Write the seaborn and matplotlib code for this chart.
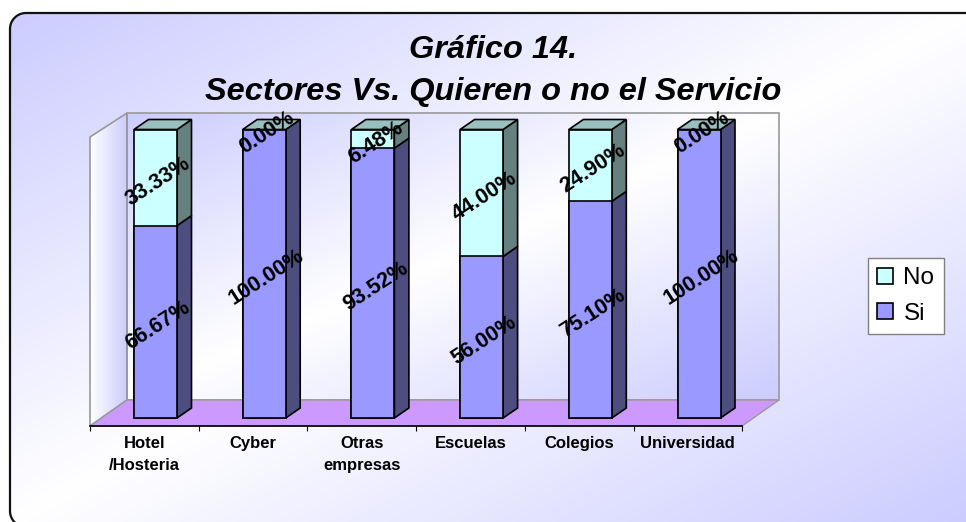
import numpy as np
import pandas as pd
import matplotlib
matplotlib.use('Agg')
import matplotlib.pyplot as plt
from matplotlib.patches import Polygon
import seaborn as sns

sectores = ['Hotel\n/Hosteria', 'Cyber', 'Otras\nempresas', 'Escuelas', 'Colegios', 'Universidad']
si = [66.67, 100.00, 93.52, 56.00, 75.10, 100.00]
no = [33.33, 0.00, 6.48, 44.00, 24.90, 0.00]
titulo = 'Gráfico 14.\nSectores Vs. Quieren o no el Servicio'

W, H = 966, 522
# pixel layout of the front plane of the bars
X0, STEP = 155.5, 108.7
Y0, PX_PCT = 418.0, 2.885
DX, DY = 14.5, 10.0
BAR_W = 43.0 / STEP

sns.set_theme(style='white')
plt.rcParams['font.family'] = ['Liberation Sans', 'DejaVu Sans']

df = pd.DataFrame({'sector': sectores, 'si': si, 'no': no})
df['total'] = df['si'] + df['no']

LAVANDA = np.array([204, 204, 255]) / 255


def degradado(nx, ny, u, v):
    # diagonal gradient lavender -> white -> lavender
    xx, yy = np.meshgrid(np.linspace(0, 1, nx), np.linspace(0, 1, ny))
    t = np.abs(u * xx + v * yy - 0.5) * 2
    return 1 - (1 - LAVANDA) * t[..., None]


def esquinas(x0, y0, x1, y1, r):
    # rounded rectangle as plain line segments (curves get mangled at the figure edge)
    ang = np.linspace(0, np.pi / 2, 20)
    c, s = np.cos(ang), np.sin(ang)
    tl = np.c_[x0 + r - r * c, y0 + r - r * s]
    tr = np.c_[x1 - r + r * s, y0 + r - r * c]
    br = np.c_[x1 - r + r * c, y1 - r + r * s]
    bl = np.c_[x0 + r - r * s, y1 - r + r * c]
    return np.vstack([tl, tr, br, bl])


fig = plt.figure(figsize=(W / 100, H / 100), dpi=100, facecolor='white')

# background, walls and floor in pixel coordinates
bg = fig.add_axes([0, 0, 1, 1])
bg.set_xlim(0, W)
bg.set_ylim(H, 0)
bg.axis('off')
marco = Polygon(esquinas(10, 13, 1000, 527, 16), closed=True, fc='none', ec='#111111', lw=1.6, zorder=5)
bg.add_patch(marco)
im = bg.imshow(degradado(300, 200, 0.5, 0.5), extent=(10, W, H, 13), aspect='auto', zorder=1)
im.set_clip_path(marco)

pared = bg.imshow(degradado(300, 200, 0.5, 0.5), extent=(127, 779, 400, 113), aspect='auto', zorder=2)
lado = Polygon([(90, 137), (127, 113), (127, 400), (90, 426)], closed=True, fc='none', ec='#999999', lw=1.2, zorder=3)
bg.add_patch(lado)
grad_lado = np.linspace(1, 0, 100)[None, :, None]
im_lado = bg.imshow(1 - (1 - LAVANDA) * (1 - grad_lado), extent=(90, 127, 426, 113), aspect='auto', zorder=2)
im_lado.set_clip_path(lado)
bg.add_patch(Polygon([(127, 113), (779, 113), (779, 400), (127, 400)], closed=True, fc='none', ec='#999999', lw=1.2, zorder=3))
bg.add_patch(Polygon([(90, 426), (127, 400), (779, 400), (742, 426)], closed=True, fc='#CC99FF', ec='#999999', lw=1, zorder=3))
bg.set_xlim(0, W)
bg.set_ylim(H, 0)

# chart axes: category i sits on X0 + STEP * i, percent p on Y0 - PX_PCT * p
ax = fig.add_axes([0, 0, 1, 1], facecolor='none')
sns.barplot(data=df, x='sector', y='total', color='#CCFFFF', label='No', width=BAR_W, saturation=1,
            edgecolor='black', linewidth=1.2, ax=ax, zorder=4)
sns.barplot(data=df, x='sector', y='si', color='#9999FF', label='Si', width=BAR_W, saturation=1,
            edgecolor='black', linewidth=1.2, ax=ax, zorder=4)
ax.set_xlim(-X0 / STEP, (W - X0) / STEP)
ax.set_ylim((Y0 - H) / PX_PCT, Y0 / PX_PCT)
ax.set_xlabel('')
ax.set_ylabel('')

dx = DX / STEP
dy = DY / PX_PCT
hw = BAR_W / 2
for i in range(len(sectores)):
    a, b = si[i], si[i] + no[i]
    r = i + hw
    ax.add_patch(Polygon([(r, 0), (r + dx, dy), (r + dx, a + dy), (r, a)], closed=True,
                         fc='#4D4D80', ec='black', lw=1.2, zorder=3))
    if no[i] > 0:
        ax.add_patch(Polygon([(r, a), (r + dx, a + dy), (r + dx, b + dy), (r, b)], closed=True,
                             fc='#668080', ec='black', lw=1.2, zorder=3))
    ax.add_patch(Polygon([(i - hw, b), (i - hw + dx, b + dy), (r + dx, b + dy), (r, b)], closed=True,
                         fc='#99BFBF', ec='black', lw=1.2, zorder=3))
    # data labels, close to the middle of each block
    ax.text(i + 2.5 / STEP, a / 2 - 3.5 / PX_PCT, f'{si[i]:.2f}%', rotation=33, rotation_mode='anchor',
            ha='center', va='center', fontsize=15.5, fontweight='bold', color='black', zorder=6)
    ax.text(i + 2.5 / STEP, a + no[i] / 2 - 3.5 / PX_PCT, f'{no[i]:.2f}%', rotation=33, rotation_mode='anchor',
            ha='center', va='center', fontsize=15.5, fontweight='bold', color='black', zorder=6)

# axis line on the front edge of the floor, shifted left of the bars by the depth
corte = -(X0 - 90) / STEP
ax.spines[['top', 'left', 'right']].set_visible(False)
ax.spines['bottom'].set_position(('data', (Y0 - 426) / PX_PCT))
ax.spines['bottom'].set_bounds(corte, corte + 6)
ax.spines['bottom'].set_color('black')
ax.spines['bottom'].set_linewidth(1.2)
ax.spines['bottom'].set_zorder(7)
ax.set_xticks([corte + k for k in range(7)])
ax.set_xticklabels([])
ax.set_xticks([corte + k + 0.5 for k in range(6)], labels=sectores, minor=True)
ax.tick_params(axis='x', which='major', bottom=True, length=3.5, width=0.8, color='black')
ax.tick_params(axis='x', which='minor', bottom=False, length=0, pad=7.5, labelsize=12)
for t in ax.get_xticklabels(minor=True):
    t.set_fontweight('bold')
    t.set_linespacing(1.55)
    t.set_color('black')
    t.set_va('top')
ax.set_yticks([])

h, l = ax.get_legend_handles_labels()
ley = ax.legend(h, l, loc='upper left', bbox_to_anchor=(868 / W, 1 - 258 / H), bbox_transform=fig.transFigure,
                fontsize=17.5, frameon=True, fancybox=False, edgecolor='#808080', framealpha=1, facecolor='white',
                handlelength=0.66, handleheight=0.62, handletextpad=0.42, labelspacing=0.56,
                borderpad=0.38, borderaxespad=0, labelcolor='black')
ley.set_zorder(8)
for p in ley.get_patches():
    p.set_edgecolor('black')

fig.text(493 / W, 1 - 71 / H, titulo, ha='center', va='center', fontsize=23.4, fontweight='bold',
         fontstyle='italic', color='black', linespacing=1.5)

fig.savefig('out.png', dpi=100)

____________________

▸ **Task**:
Restate the listing above word for word, and skip the pictures.

▸ **Finished answer**:
Write the seaborn and matplotlib code for this chart.
import numpy as np
import pandas as pd
import matplotlib
matplotlib.use('Agg')
import matplotlib.pyplot as plt
from matplotlib.patches import Polygon
import seaborn as sns

sectores = ['Hotel\n/Hosteria', 'Cyber', 'Otras\nempresas', 'Escuelas', 'Colegios', 'Universidad']
si = [66.67, 100.00, 93.52, 56.00, 75.10, 100.00]
no = [33.33, 0.00, 6.48, 44.00, 24.90, 0.00]
titulo = 'Gráfico 14.\nSectores Vs. Quieren o no el Servicio'

W, H = 966, 522
# pixel layout of the front plane of the bars
X0, STEP = 155.5, 108.7
Y0, PX_PCT = 418.0, 2.885
DX, DY = 14.5, 10.0
BAR_W = 43.0 / STEP

sns.set_theme(style='white')
plt.rcParams['font.family'] = ['Liberation Sans', 'DejaVu Sans']

df = pd.DataFrame({'sector': sectores, 'si': si, 'no': no})
df['total'] = df['si'] + df['no']

LAVANDA = np.array([204, 204, 255]) / 255


def degradado(nx, ny, u, v):
    # diagonal gradient lavender -> white -> lavender
    xx, yy = np.meshgrid(np.linspace(0, 1, nx), np.linspace(0, 1, ny))
    t = np.abs(u * xx + v * yy - 0.5) * 2
    return 1 - (1 - LAVANDA) * t[..., None]


def esquinas(x0, y0, x1, y1, r):
    # rounded rectangle as plain line segments (curves get mangled at the figure edge)
    ang = np.linspace(0, np.pi / 2, 20)
    c, s = np.cos(ang), np.sin(ang)
    tl = np.c_[x0 + r - r * c, y0 + r - r * s]
    tr = np.c_[x1 - r + r * s, y0 + r - r * c]
    br = np.c_[x1 - r + r * c, y1 - r + r * s]
    bl = np.c_[x0 + r - r * s, y1 - r + r * c]
    return np.vstack([tl, tr, br, bl])


fig = plt.figure(figsize=(W / 100, H / 100), dpi=100, facecolor='white')

# background, walls and floor in pixel coordinates
bg = fig.add_axes([0, 0, 1, 1])
bg.set_xlim(0, W)
bg.set_ylim(H, 0)
bg.axis('off')
marco = Polygon(esquinas(10, 13, 1000, 527, 16), closed=True, fc='none', ec='#111111', lw=1.6, zorder=5)
bg.add_patch(marco)
im = bg.imshow(degradado(300, 200, 0.5, 0.5), extent=(10, W, H, 13), aspect='auto', zorder=1)
im.set_clip_path(marco)

pared = bg.imshow(degradado(300, 200, 0.5, 0.5), extent=(127, 779, 400, 113), aspect='auto', zorder=2)
lado = Polygon([(90, 137), (127, 113), (127, 400), (90, 426)], closed=True, fc='none', ec='#999999', lw=1.2, zorder=3)
bg.add_patch(lado)
grad_lado = np.linspace(1, 0, 100)[None, :, None]
im_lado = bg.imshow(1 - (1 - LAVANDA) * (1 - grad_lado), extent=(90, 127, 426, 113), aspect='auto', zorder=2)
im_lado.set_clip_path(lado)
bg.add_patch(Polygon([(127, 113), (779, 113), (779, 400), (127, 400)], closed=True, fc='none', ec='#999999', lw=1.2, zorder=3))
bg.add_patch(Polygon([(90, 426), (127, 400), (779, 400), (742, 426)], closed=True, fc='#CC99FF', ec='#999999', lw=1, zorder=3))
bg.set_xlim(0, W)
bg.set_ylim(H, 0)

# chart axes: category i sits on X0 + STEP * i, percent p on Y0 - PX_PCT * p
ax = fig.add_axes([0, 0, 1, 1], facecolor='none')
sns.barplot(data=df, x='sector', y='total', color='#CCFFFF', label='No', width=BAR_W, saturation=1,
            edgecolor='black', linewidth=1.2, ax=ax, zorder=4)
sns.barplot(data=df, x='sector', y='si', color='#9999FF', label='Si', width=BAR_W, saturation=1,
            edgecolor='black', linewidth=1.2, ax=ax, zorder=4)
ax.set_xlim(-X0 / STEP, (W - X0) / STEP)
ax.set_ylim((Y0 - H) / PX_PCT, Y0 / PX_PCT)
ax.set_xlabel('')
ax.set_ylabel('')

dx = DX / STEP
dy = DY / PX_PCT
hw = BAR_W / 2
for i in range(len(sectores)):
    a, b = si[i], si[i] + no[i]
    r = i + hw
    ax.add_patch(Polygon([(r, 0), (r + dx, dy), (r + dx, a + dy), (r, a)], closed=True,
                         fc='#4D4D80', ec='black', lw=1.2, zorder=3))
    if no[i] > 0:
        ax.add_patch(Polygon([(r, a), (r + dx, a + dy), (r + dx, b + dy), (r, b)], closed=True,
                             fc='#668080', ec='black', lw=1.2, zorder=3))
    ax.add_patch(Polygon([(i - hw, b), (i - hw + dx, b + dy), (r + dx, b + dy), (r, b)], closed=True,
                         fc='#99BFBF', ec='black', lw=1.2, zorder=3))
    # data labels, close to the middle of each block
    ax.text(i + 2.5 / STEP, a / 2 - 3.5 / PX_PCT, f'{si[i]:.2f}%', rotation=33, rotation_mode='anchor',
            ha='center', va='center', fontsize=15.5, fontweight='bold', color='black', zorder=6)
    ax.text(i + 2.5 / STEP, a + no[i] / 2 - 3.5 / PX_PCT, f'{no[i]:.2f}%', rotation=33, rotation_mode='anchor',
            ha='center', va='center', fontsize=15.5, fontweight='bold', color='black', zorder=6)

# axis line on the front edge of the floor, shifted left of the bars by the depth
corte = -(X0 - 90) / STEP
ax.spines[['top', 'left', 'right']].set_visible(False)
ax.spines['bottom'].set_position(('data', (Y0 - 426) / PX_PCT))
ax.spines['bottom'].set_bounds(corte, corte + 6)
ax.spines['bottom'].set_color('black')
ax.spines['bottom'].set_linewidth(1.2)
ax.spines['bottom'].set_zorder(7)
ax.set_xticks([corte + k for k in range(7)])
ax.set_xticklabels([])
ax.set_xticks([corte + k + 0.5 for k in range(6)], labels=sectores, minor=True)
ax.tick_params(axis='x', which='major', bottom=True, length=3.5, width=0.8, color='black')
ax.tick_params(axis='x', which='minor', bottom=False, length=0, pad=7.5, labelsize=12)
for t in ax.get_xticklabels(minor=True):
    t.set_fontweight('bold')
    t.set_linespacing(1.55)
    t.set_color('black')
    t.set_va('top')
ax.set_yticks([])

h, l = ax.get_legend_handles_labels()
ley = ax.legend(h, l, loc='upper left', bbox_to_anchor=(868 / W, 1 - 258 / H), bbox_transform=fig.transFigure,
                fontsize=17.5, frameon=True, fancybox=False, edgecolor='#808080', framealpha=1, facecolor='white',
                handlelength=0.66, handleheight=0.62, handletextpad=0.42, labelspacing=0.56,
                borderpad=0.38, borderaxespad=0, labelcolor='black')
ley.set_zorder(8)
for p in ley.get_patches():
    p.set_edgecolor('black')

fig.text(493 / W, 1 - 71 / H, titulo, ha='center', va='center', fontsize=23.4, fontweight='bold',
         fontstyle='italic', color='black', linespacing=1.5)

fig.savefig('out.png', dpi=100)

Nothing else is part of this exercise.